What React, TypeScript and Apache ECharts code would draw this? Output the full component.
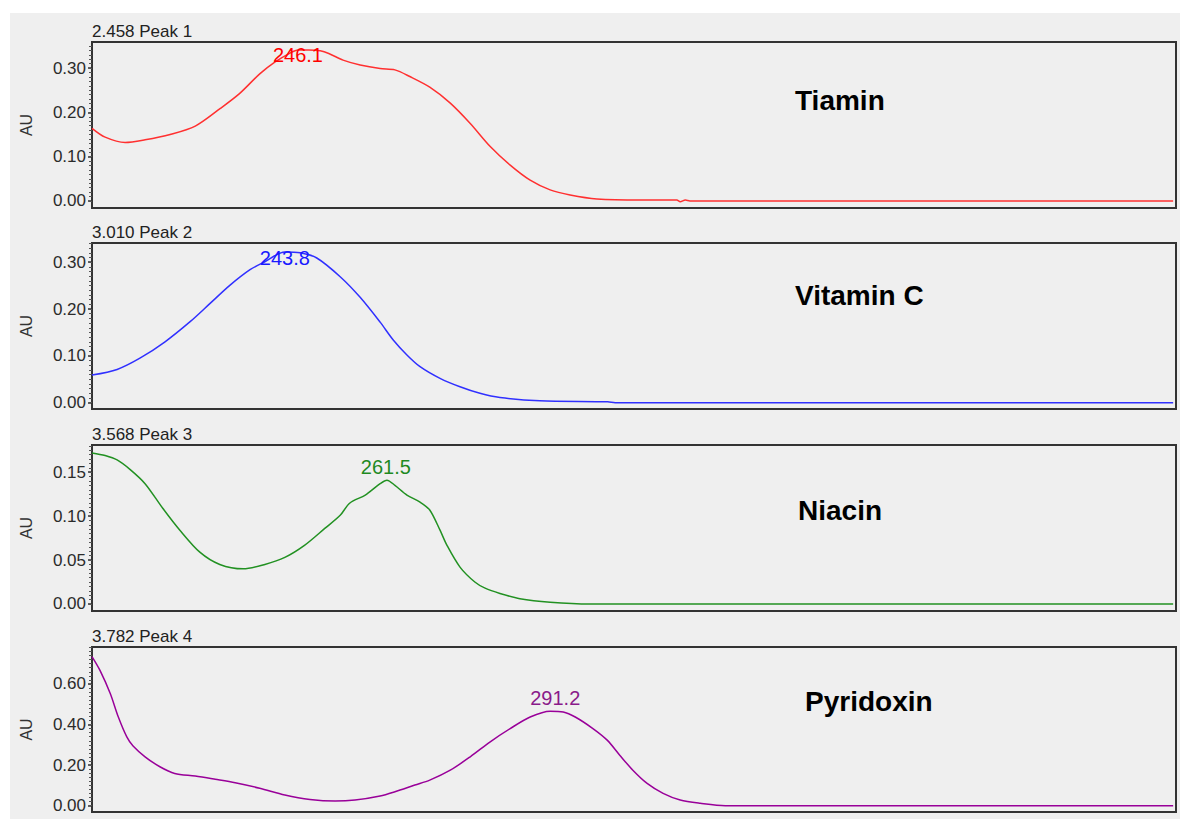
import React, { useEffect, useRef } from "react";
import * as echarts from "echarts";

// Wavelength range (nm) of every spectrum panel
const WAVE_MIN = 210;
const WAVE_MAX = 400;

// Spectra: [wavelength nm, absorbance AU]
const tiaminData: [number, number][] = [
  [210.0, 0.164], [212.3, 0.144], [215.8, 0.132], [219.3, 0.138], [223.7, 0.15], [228.1, 0.169],
  [232.5, 0.209], [235.9, 0.243], [239.4, 0.287], [242.1, 0.314], [244.7, 0.334], [246.1, 0.341],
  [248.0, 0.341], [250.0, 0.339], [251.5, 0.333], [254.0, 0.318], [257.0, 0.307], [260.5, 0.299],
  [263.1, 0.296], [265.7, 0.281], [269.2, 0.257], [272.8, 0.221], [276.3, 0.175], [279.8, 0.123],
  [283.3, 0.081], [286.8, 0.047], [290.3, 0.025], [293.8, 0.0135], [298.5, 0.0045], [306.1, 0.002],
  [312.5, 0.002], [313.1, -0.002], [314.0, 0.002], [314.8, 0.0], [330.0, 0.0], [360.0, 0.0], [399.5, 0.0],
];

const vitaminCData: [number, number][] = [
  [210.0, 0.059], [214.4, 0.071], [218.4, 0.095], [222.8, 0.13], [227.2, 0.173], [230.7, 0.212],
  [234.2, 0.251], [237.7, 0.284], [240.3, 0.301], [243.8, 0.322], [246.5, 0.32], [249.4, 0.309],
  [253.5, 0.269], [257.0, 0.225], [260.5, 0.172], [262.8, 0.134], [265.2, 0.102], [267.5, 0.077],
  [271.0, 0.052], [274.5, 0.034], [278.0, 0.02], [281.5, 0.011], [288.5, 0.004], [300.4, 0.002],
  [301.7, 0.0], [350.0, 0.0], [399.5, 0.0],
];

const niacinData: [number, number][] = [
  [210.0, 0.172], [212.3, 0.169], [214.4, 0.164], [216.7, 0.153], [219.3, 0.137], [222.4, 0.109],
  [225.4, 0.084], [228.9, 0.059], [232.4, 0.045], [236.5, 0.04], [240.3, 0.045], [243.8, 0.053],
  [247.3, 0.067], [250.8, 0.086], [253.5, 0.101], [255.2, 0.115], [257.9, 0.124], [260.5, 0.137],
  [261.7, 0.141], [263.1, 0.135], [265.2, 0.124], [267.5, 0.116], [269.2, 0.107], [271.0, 0.084],
  [272.2, 0.067], [274.5, 0.042], [277.1, 0.025], [278.9, 0.018], [281.5, 0.012], [285.0, 0.006],
  [290.3, 0.002], [297.3, 0.0], [350.0, 0.0], [399.5, 0.0],
];

const pyridoxinData: [number, number][] = [
  [210.0, 0.735], [211.4, 0.667], [213.2, 0.553], [214.6, 0.438], [216.1, 0.339], [217.2, 0.294],
  [219.3, 0.241], [221.9, 0.192], [224.5, 0.159], [228.1, 0.146], [231.6, 0.13], [235.1, 0.113],
  [239.4, 0.086], [243.8, 0.053], [248.2, 0.031], [252.6, 0.023], [256.1, 0.028], [260.5, 0.048],
  [263.1, 0.069], [266.6, 0.102], [269.2, 0.126], [272.8, 0.175], [276.3, 0.241], [279.8, 0.315],
  [283.3, 0.38], [286.8, 0.437], [290.3, 0.466], [292.6, 0.462], [294.7, 0.437], [297.8, 0.38],
  [300.3, 0.323], [302.5, 0.249], [304.8, 0.175], [307.3, 0.11], [310.1, 0.061], [313.1, 0.028],
  [316.6, 0.012], [321.0, 0.0], [360.0, 0.0], [399.5, 0.0],
];

// Panel texts
const panelTitles = ["2.458 Peak 1", "3.010 Peak 2", "3.568 Peak 3", "3.782 Peak 4"];
const compoundNames = ["Tiamin", "Vitamin C", "Niacin", "Pyridoxin"];
const peakWavelengths = [246.1, 243.8, 261.5, 291.2];

// Y axis tick labels and ranges
const yTickLabels = [
  [0, 0.1, 0.2, 0.3],
  [0, 0.1, 0.2, 0.3],
  [0, 0.05, 0.1, 0.15],
  [0, 0.2, 0.4, 0.6],
];
const yMinorSteps = [0.01, 0.01, 0.005, 0.02];
const yMins = [-0.016, -0.0135, -0.008, -0.031];
const yMaxs = [0.359, 0.341, 0.181, 0.782];

const spectra = [tiaminData, vitaminCData, niacinData, pyridoxinData];

// Layout / style (not data)
const colors = ["#ff3030", "#3030ff", "#229122", "#990099"];
const labelColors = ["#ff0000", "#1a1aff", "#1f8a1f", "#8a1a8a"];
const labelOffsets = [5, 6, -13, -13];
const gridTops = [29, 230, 432, 634];
const gridHeights = [166, 166, 166, 165];
const namePos = [
  [785, 87],
  [785, 282],
  [788, 497],
  [795, 688],
];
const FONT = "'Liberation Sans', Arial, sans-serif";

export default function App() {
  const ref = useRef<HTMLDivElement>(null);

  useEffect(() => {
    if (!ref.current) return;
    const chart = echarts.init(ref.current, undefined, { renderer: "svg" });

    const grids: any[] = [];
    const xAxes: any[] = [];
    const yAxes: any[] = [];
    const series: any[] = [];
    const graphics: any[] = [];

    spectra.forEach((data, i) => {
      grids.push({
        left: 82,
        right: 4,
        top: gridTops[i],
        height: gridHeights[i],
        show: true,
        backgroundColor: "#efefef",
        borderColor: "#333",
        borderWidth: 2,
      });
      xAxes.push({
        type: "value",
        gridIndex: i,
        min: WAVE_MIN,
        max: WAVE_MAX,
        show: false,
      });
      const minor: number[] = [];
      const step = yMinorSteps[i];
      for (let k = 0; k * step <= yMaxs[i] + 1e-9; k++) {
        minor.push(Number((k * step).toFixed(4)));
      }
      yAxes.push({
        type: "value",
        gridIndex: i,
        position: "left",
        min: yMins[i],
        max: yMaxs[i],
        name: "AU",
        nameLocation: "middle",
        nameRotate: 90,
        nameGap: 58,
        nameTextStyle: { fontFamily: FONT, fontSize: 16, color: "#333" },
        axisLine: { show: true, lineStyle: { color: "#333", width: 2 } },
        axisTick: {
          show: true,
          length: 4,
          customValues: yTickLabels[i],
          lineStyle: { color: "#333", width: 1.5 },
        },
        axisLabel: {
          show: true,
          customValues: yTickLabels[i],
          margin: 6,
          fontFamily: FONT,
          fontSize: 17,
          color: "#2b2b2b",
          formatter: (v: number) => v.toFixed(2),
        },
        splitLine: { show: false },
      });
      yAxes.push({
        type: "value",
        gridIndex: i,
        position: "left",
        min: yMins[i],
        max: yMaxs[i],
        axisLine: { show: false },
        axisLabel: { show: false },
        splitLine: { show: false },
        axisTick: {
          show: true,
          length: 3,
          customValues: minor,
          lineStyle: { color: "#555", width: 1 },
        },
      });
      const pw = peakWavelengths[i];
      const peakVal = Math.max(
        ...data.filter((d) => Math.abs(d[0] - pw) <= 3).map((d) => d[1])
      );
      series.push({
        type: "line",
        xAxisIndex: i,
        yAxisIndex: i * 2,
        data,
        showSymbol: false,
        smooth: 0.3,
        lineStyle: { color: colors[i], width: 1.5 },
        itemStyle: { color: colors[i] },
        markPoint: {
          symbol: "circle",
          symbolSize: 0,
          silent: true,
          data: [
            {
              name: pw.toFixed(1),
              coord: [pw, peakVal],
            },
          ],
          label: {
            show: true,
            position: "inside",
            offset: [0, labelOffsets[i]],
            formatter: "{b}",
            fontFamily: FONT,
            fontSize: 20,
            color: labelColors[i],
          },
        },
      });
      graphics.push({
        type: "text",
        x: 82,
        y: gridTops[i] - 11,
        style: {
          text: panelTitles[i],
          font: `17px ${FONT}`,
          fill: "#222",
          verticalAlign: "middle",
          align: "left",
        },
      });
      graphics.push({
        type: "text",
        x: namePos[i][0],
        y: namePos[i][1],
        style: {
          text: compoundNames[i],
          font: `bold 28px ${FONT}`,
          fill: "#000",
          verticalAlign: "middle",
          align: "left",
        },
      });
    });

    chart.setOption({
      animation: false,
      backgroundColor: "#efefef",
      grid: grids,
      xAxis: xAxes,
      yAxis: yAxes,
      series,
      graphic: graphics,
    });

    return () => chart.dispose();
  }, []);

  return (
    <div
      ref={ref}
      style={{ position: "absolute", left: 10, top: 13, width: 1170, height: 806 }}
    />
  );
}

+--

> What is being asked
Write out exactly the lines between the start of the data and the line with "const WAVE_MAX = 400;", including both, but none of the pictures.

> Exercise result
What React, TypeScript and Apache ECharts code would draw this? Output the full component.
import React, { useEffect, useRef } from "react";
import * as echarts from "echarts";

// Wavelength range (nm) of every spectrum panel
const WAVE_MIN = 210;
const WAVE_MAX = 400;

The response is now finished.